4.      The personal case should be only the facts -- a description, not an analysis or interpretation, of the key events. But the “facts” can include what you were thinking and feeling at the time the case occurred.

5.      In a page or two, provide a brief description of the incident.  Your description need not be elaborate, but should provide enough information to enable someone unfamiliar with the case to understand the essentials of the story.  Include in your discussion: (a)  key elements of the organizational context – the situation in which the incident occurred; (b) your goals or objectives (what you wanted or hoped to accomplish); and (c) your strategies for achieving your goals.

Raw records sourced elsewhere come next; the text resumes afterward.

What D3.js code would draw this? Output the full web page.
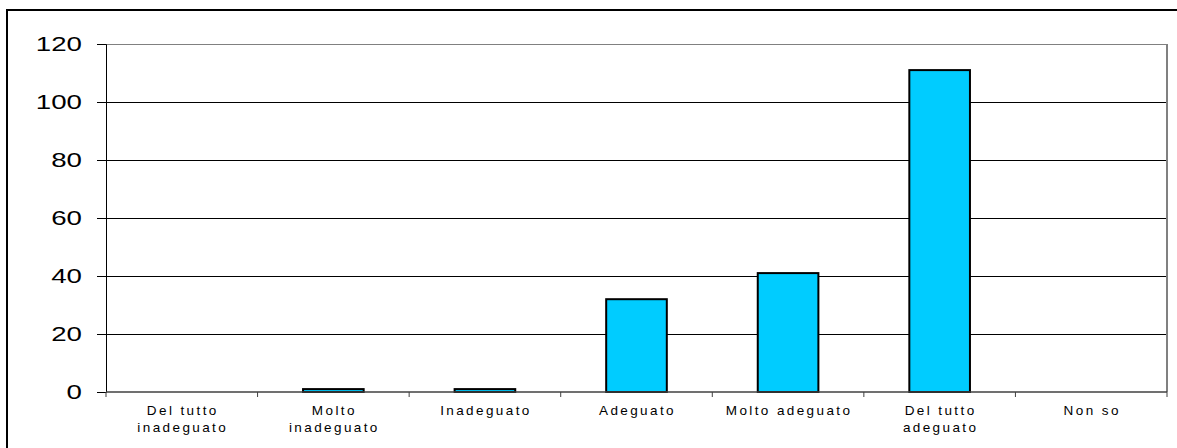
<!DOCTYPE html>
<html><head><meta charset="utf-8">
<script src="https://cdn.jsdelivr.net/npm/d3@7"></script>
<style>body{margin:0;background:#fff}svg{display:block}</style>
</head><body>
<svg id="c" width="1177" height="448"></svg>
<script>
const categories = [["Del tutto","inadeguato"],["Molto","inadeguato"],["Inadeguato"],["Adeguato"],["Molto adeguato"],["Del tutto","adeguato"],["Non so"]];
const values = [0, 1, 1, 32, 41, 111, 0];
const yTicks = [0, 20, 40, 60, 80, 100, 120];

const svg = d3.select("#c");
const L = 106, R = 1167, T = 44, B = 392;
svg.append("rect").attr("x", 7).attr("y", 10).attr("width", 1180).attr("height", 450)
  .attr("fill", "none").attr("stroke", "#000").attr("stroke-width", 2);

const keys = categories.map((c, i) => i);
const x = d3.scaleBand().domain(keys).range([L, R]).paddingInner(0).paddingOuter(0);
const y = d3.scaleLinear().domain([0, 120]).range([B, T]);

// gridlines
svg.append("g").selectAll("line").data(yTicks.filter(t => t > 0)).join("line")
  .attr("x1", L).attr("x2", R).attr("y1", d => y(d)).attr("y2", d => y(d))
  .attr("stroke", d => d === 120 ? "#808080" : "#000").attr("stroke-width", 1).attr("shape-rendering", "crispEdges");
// right border of plot
svg.append("line").attr("x1", R).attr("x2", R).attr("y1", T).attr("y2", B)
  .attr("stroke", "#808080").attr("stroke-width", 2);

// bars
const bw = x.bandwidth() / 2.5;
svg.append("g").selectAll("rect").data(values).join("rect")
  .attr("x", (d, i) => x(i) + (x.bandwidth() - bw) / 2)
  .attr("y", d => y(d)).attr("width", bw).attr("height", d => B - y(d))
  .attr("fill", "#00CCFF").attr("stroke", "#000").attr("stroke-width", 2)
  .attr("display", d => d > 0 ? null : "none");

// y axis
const ya = d3.axisLeft(y).tickValues(yTicks).tickSize(9).tickPadding(15).tickFormat(d3.format("d"));
const gy = svg.append("g").attr("transform", `translate(${L},0)`).call(ya);
gy.select(".domain").attr("stroke", "#000").attr("stroke-width", 1);
gy.selectAll(".tick line").attr("stroke", "#000");
gy.selectAll("text").attr("font-family", "Arial, 'Liberation Sans', sans-serif").attr("font-size", 19.5).attr("fill", "#000")
  .attr("x", 0).attr("transform", "translate(-24,0) scale(1.42,1)");

// x axis
const xa = d3.scaleLinear().domain([0, 7]).range([L, R]);
const gx = svg.append("g").attr("transform", `translate(0,${B})`);
gx.append("line").attr("x1", L).attr("x2", R).attr("stroke", "#404040").attr("stroke-width", 1.5);
gx.selectAll("line.t").data(d3.range(8)).join("line").attr("class", "t")
  .attr("x1", d => xa(d)).attr("x2", d => xa(d)).attr("y1", 0).attr("y2", 5).attr("stroke", "#404040");
const lbl = gx.selectAll("text").data(categories).join("text")
  .attr("text-anchor", "middle")
  .attr("font-family", "Arial, 'Liberation Sans', sans-serif").attr("font-size", 13.5)
  .attr("letter-spacing", 2.4).attr("fill", "#000");
lbl.each(function(d, i) {
  const t = d3.select(this);
  d.forEach((s, j) => t.append("tspan").attr("x", x(i) + x.bandwidth() / 2 + 1).attr("y", 23 + j * 17).text(s));
});
</script>
</body></html>
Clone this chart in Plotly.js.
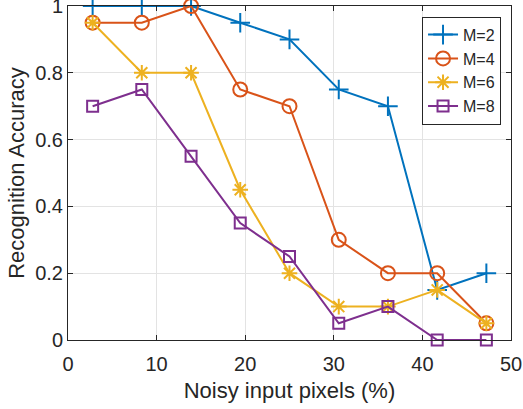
<!DOCTYPE html>
<html><head><meta charset="utf-8">
<script src="https://cdn.plot.ly/plotly-3.0.1.min.js"></script>
<style>html,body{margin:0;padding:0;background:#fff}#chart{width:523px;height:409px}</style>
</head><body><div id="chart"></div>
<script>
const noisePct = [2.78, 8.33, 13.89, 19.44, 25.0, 30.56, 36.11, 41.67, 47.22];
const seriesNames = ["M=2", "M=4", "M=6", "M=8"];
const accM2 = [1, 1, 1, 0.95, 0.9, 0.75, 0.7, 0.15, 0.2];
const accM4 = [0.95, 0.95, 1, 0.75, 0.7, 0.3, 0.2, 0.2, 0.05];
const accM6 = [0.95, 0.8, 0.8, 0.45, 0.2, 0.1, 0.1, 0.15, 0.05];
const accM8 = [0.7, 0.75, 0.55, 0.35, 0.25, 0.05, 0.1, 0, 0];
const xTicks = [0, 10, 20, 30, 40, 50];
const yTicks = [0, 0.2, 0.4, 0.6, 0.8, 1];

const colors = ["#0072BD", "#D95319", "#EDB120", "#7E2F8E"];
const symbols = ["cross-thin-open", "circle-open", "asterisk-open", "square-open"];
const sizes = [14, 14, 13, 11];
const allY = [accM2, accM4, accM6, accM8];

const traces = allY.map((ys, i) => ({
  x: noisePct, y: ys, name: seriesNames[i], type: "scatter", mode: "lines+markers",
  cliponaxis: false,
  line: {color: colors[i], width: 2},
  marker: {symbol: symbols[i], size: sizes[i], color: colors[i], line: {color: colors[i], width: 2}}
}));

const font = {family: "Liberation Sans, Arial, sans-serif", color: "#262626"};
const layout = {
  width: 523, height: 409,
  margin: {l: 68, r: 12, t: 6, b: 69},
  paper_bgcolor: "#fff", plot_bgcolor: "#fff",
  showlegend: true,
  font: Object.assign({size: 16}, font),
  xaxis: {
    range: [0, 50], tickvals: xTicks, ticktext: xTicks.map(String),
    showgrid: true, gridcolor: "#e3e3e3", gridwidth: 1, zeroline: false,
    showline: true, linecolor: "#262626", linewidth: 1, mirror: "ticks",
    ticks: "inside", ticklen: 5, tickcolor: "#262626", automargin: false,
    tickfont: Object.assign({size: 20}, font), ticklabeloverflow: "allow",
    ticklabelstandoff: 6,
    title: {text: "Noisy input pixels (%)", font: Object.assign({size: 22}, font), standoff: 8}
  },
  yaxis: {
    range: [0, 1.000001], tickvals: yTicks, ticktext: yTicks.map(String),
    showgrid: true, gridcolor: "#e3e3e3", gridwidth: 1, zeroline: false,
    showline: true, linecolor: "#262626", linewidth: 1, mirror: "ticks",
    ticks: "inside", ticklen: 5, tickcolor: "#262626", automargin: false,
    tickfont: Object.assign({size: 20}, font), ticklabeloverflow: "allow",
    title: {text: "Recognition Accuracy", font: Object.assign({size: 22}, font), standoff: 4}
  },
  legend: {
    x: 0.9775, y: 0.968, xanchor: "right", yanchor: "top",
    bgcolor: "#fff", bordercolor: "#262626", borderwidth: 1,
    font: Object.assign({size: 16}, font), tracegroupgap: 0, itemwidth: 30
  }
};
Plotly.newPlot("chart", traces, layout, {displayModeBar: false, staticPlot: true});
</script></body></html>
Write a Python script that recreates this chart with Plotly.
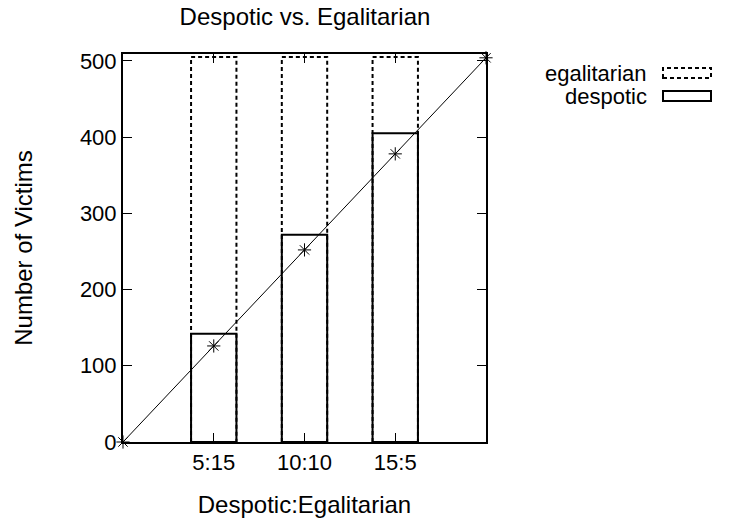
import plotly.graph_objects as go

# Scenario labels and victim counts
categories = ["5:15", "10:10", "15:5"]
egalitarian = [505, 505, 505]
despotic = [142, 272, 405]

# Reference diagonal (points at the axis ends and each category)
line_x = [0, 1, 2, 3, 4]
line_y = [0, 126, 252, 378, 504]

BAR_WIDTH = 0.5
FONT = "Liberation Sans, Arial, sans-serif"
TICK_FS = 22
TEXT_FS = 24
KEY_FS = 22


def box_path(values, width):
    """Outline of each bar as one closed path, bars separated by None."""
    xs, ys = [], []
    for i, v in enumerate(values, start=1):
        l, r = i - width / 2, i + width / 2
        xs += [l, l, r, r, l, None]
        ys += [0, v, v, 0, 0, None]
    return xs, ys


fig = go.Figure()

ex, ey = box_path(egalitarian, BAR_WIDTH)
fig.add_trace(go.Scatter(
    x=ex, y=ey, mode="lines", name="egalitarian", showlegend=False,
    line=dict(color="black", width=2, dash="4px,3px"), hoverinfo="skip",
))

dx, dy = box_path(despotic, BAR_WIDTH)
fig.add_trace(go.Scatter(
    x=dx, y=dy, mode="lines", name="despotic", showlegend=False,
    line=dict(color="black", width=2), hoverinfo="skip",
))

fig.add_trace(go.Scatter(
    x=line_x, y=line_y, mode="lines+markers", showlegend=False,
    line=dict(color="black", width=1),
    marker=dict(symbol="asterisk-open", size=11, color="black",
                line=dict(color="black", width=1)),
    cliponaxis=False,
))

# Key: labels on the left, box samples on the right
key = [("egalitarian", "dash"), ("despotic", "solid")]
for k, (label, dash) in enumerate(key):
    yc = 1 - (73 - 54 + k * 23) / 388
    fig.add_annotation(
        xref="paper", yref="paper", x=(649 - 123) / 363, y=yc,
        text=label, showarrow=False, xanchor="right", yanchor="middle",
        font=dict(family=FONT, size=KEY_FS, color="black"),
    )
    fig.add_shape(
        type="rect", xref="paper", yref="paper",
        x0=(663 - 123) / 363, x1=(711 - 123) / 363,
        y0=yc - 5 / 388, y1=yc + 5 / 388,
        line=dict(color="black", width=2, dash="4px,3px" if dash == "dash" else "solid"),
    )

axis_common = dict(
    showline=True, linecolor="black", linewidth=2, mirror="ticks",
    ticks="inside", ticklen=9, tickwidth=1, tickcolor="black",
    showgrid=False, zeroline=False, automargin=False,
    tickfont=dict(family=FONT, size=TICK_FS, color="black"),
)

fig.update_layout(
    width=739, height=520,
    margin=dict(l=123, r=253, t=54, b=78),
    paper_bgcolor="white", plot_bgcolor="white",
    title=dict(text="Despotic vs. Egalitarian", x=(305 / 739), xanchor="center",
               y=1 - 17 / 520, yanchor="middle",
               font=dict(family=FONT, size=TEXT_FS, color="black")),
    xaxis=dict(range=[0, 4], tickvals=[1, 2, 3], ticktext=categories,
               title=dict(text="Despotic:Egalitarian", standoff=22,
                          font=dict(family=FONT, size=TEXT_FS, color="black")),
               **axis_common),
    yaxis=dict(range=[0, 509], tickvals=[0, 100, 200, 300, 400, 500],
               title=dict(text="Number of Victims", standoff=40,
                          font=dict(family=FONT, size=TEXT_FS, color="black")),
               **axis_common),
    showlegend=False,
)

fig.write_html("out.html")
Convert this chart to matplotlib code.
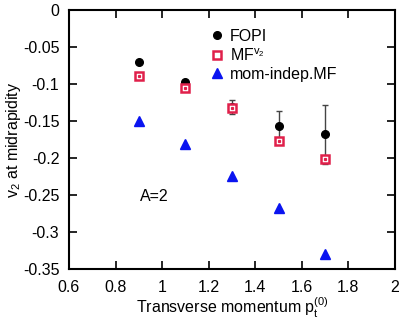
import matplotlib
matplotlib.use("Agg")
import matplotlib.pyplot as plt

plt.rcParams['font.family'] = ['Liberation Sans', 'DejaVu Sans']
plt.rcParams['mathtext.fontset'] = 'custom'
plt.rcParams['mathtext.rm'] = 'Liberation Sans'
plt.rcParams['mathtext.it'] = 'Liberation Sans'

pt = [0.9, 1.1, 1.3, 1.5, 1.7]
fopi = [-0.070, -0.097, -0.131, -0.157, -0.168]
fopi_err = [0.0, 0.0, 0.010, 0.020, 0.040]
mf_v2 = [-0.089, -0.106, -0.133, -0.177, -0.202]
mom_indep = [-0.150, -0.181, -0.224, -0.267, -0.330]

fig = plt.figure(figsize=(4.02, 3.2), dpi=100)
ax = fig.add_axes([69/402, 1-269/320, 326/402, 259/320])

ax.errorbar(pt, fopi, yerr=fopi_err, fmt='none', ecolor='#444444', elinewidth=1.0,
            capsize=2.5, capthick=1.0, zorder=2)
ax.plot(pt, fopi, 'o', color='black', markersize=5.5, zorder=4, label='FOPI')
ax.plot(pt, mf_v2, 's', markerfacecolor='white', markeredgecolor='#e0204a',
        markeredgewidth=1.8, markersize=6, zorder=5, label='MF$^{\\mathrm{v}_2}$')
ax.plot(pt, mf_v2, 's', color='#e0204a', markersize=1.3, zorder=6)
ax.plot(pt, mom_indep, '^', color='#0a14f0', markersize=6.5, zorder=3, label='mom-indep.MF')

ax.set_xlim(0.6, 2.0)
ax.set_ylim(-0.35, 0.0)
ax.set_xticks([0.6, 0.8, 1.0, 1.2, 1.4, 1.6, 1.8, 2.0])
ax.set_xticklabels(['0.6', '0.8', '1', '1.2', '1.4', '1.6', '1.8', '2'])
ax.set_yticks([0, -0.05, -0.1, -0.15, -0.2, -0.25, -0.3, -0.35])
ax.set_yticklabels(['0', '-0.05', '-0.1', '-0.15', '-0.2', '-0.25', '-0.3', '-0.35'])
ax.tick_params(direction='in', length=6, width=1.2, top=True, right=True, labelsize=11.5)
ax.tick_params(axis='x', pad=8)
ax.tick_params(axis='y', pad=7)
for s in ax.spines.values():
    s.set_linewidth(1.5)

ax.set_xlabel('Transverse momentum p$_\\mathrm{t}^{(0)}$', fontsize=11.5)
ax.xaxis.set_label_coords(0.5, -0.102)
ax.set_ylabel('v$_2$ at midrapidity', fontsize=11.5)
ax.yaxis.set_label_coords(-0.14, 0.5)

ax.text(0.905, -0.252, 'A=2', fontsize=11.5, va='center', ha='left')

leg = ax.legend(loc='upper left', bbox_to_anchor=(0.396, 0.97), frameon=False, fontsize=11.5,
                handletextpad=0.3, handlelength=1.0, labelspacing=0.2, borderpad=0.2)

fig.savefig('out.png', dpi=100)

6.      Then, in another paragraph provide a brief sample of a dialogue involving you and the other person or persons involved in the incident.  Note the tone of the conversation, what underlying thoughts or feelings were involved.  Were they  expressed?

Approach

 

Case-writing is very much like telling a good story. When writing about a case in which you were involved, it usually works best to write in the first person. Describe what happened as you saw it, including your own thoughts and feelings (but make sure your thoughts and feelings are labeled as such).

 

            It is usually best to focus the paper around a particular experience or series of experiences, rather than trying to cover many months or years. A single critical event (or brief sequence of events) usually works best.  Examples include the early stages of a challenging project, a critical meeting, a tough decision, or a major conflict.  Like good drama, a good case rarely arises from a situation in which everything was smooth and easy.  Obstacles, conflict, or dilemmas are likely to be the ingredients that make a case interesting and worth exploring.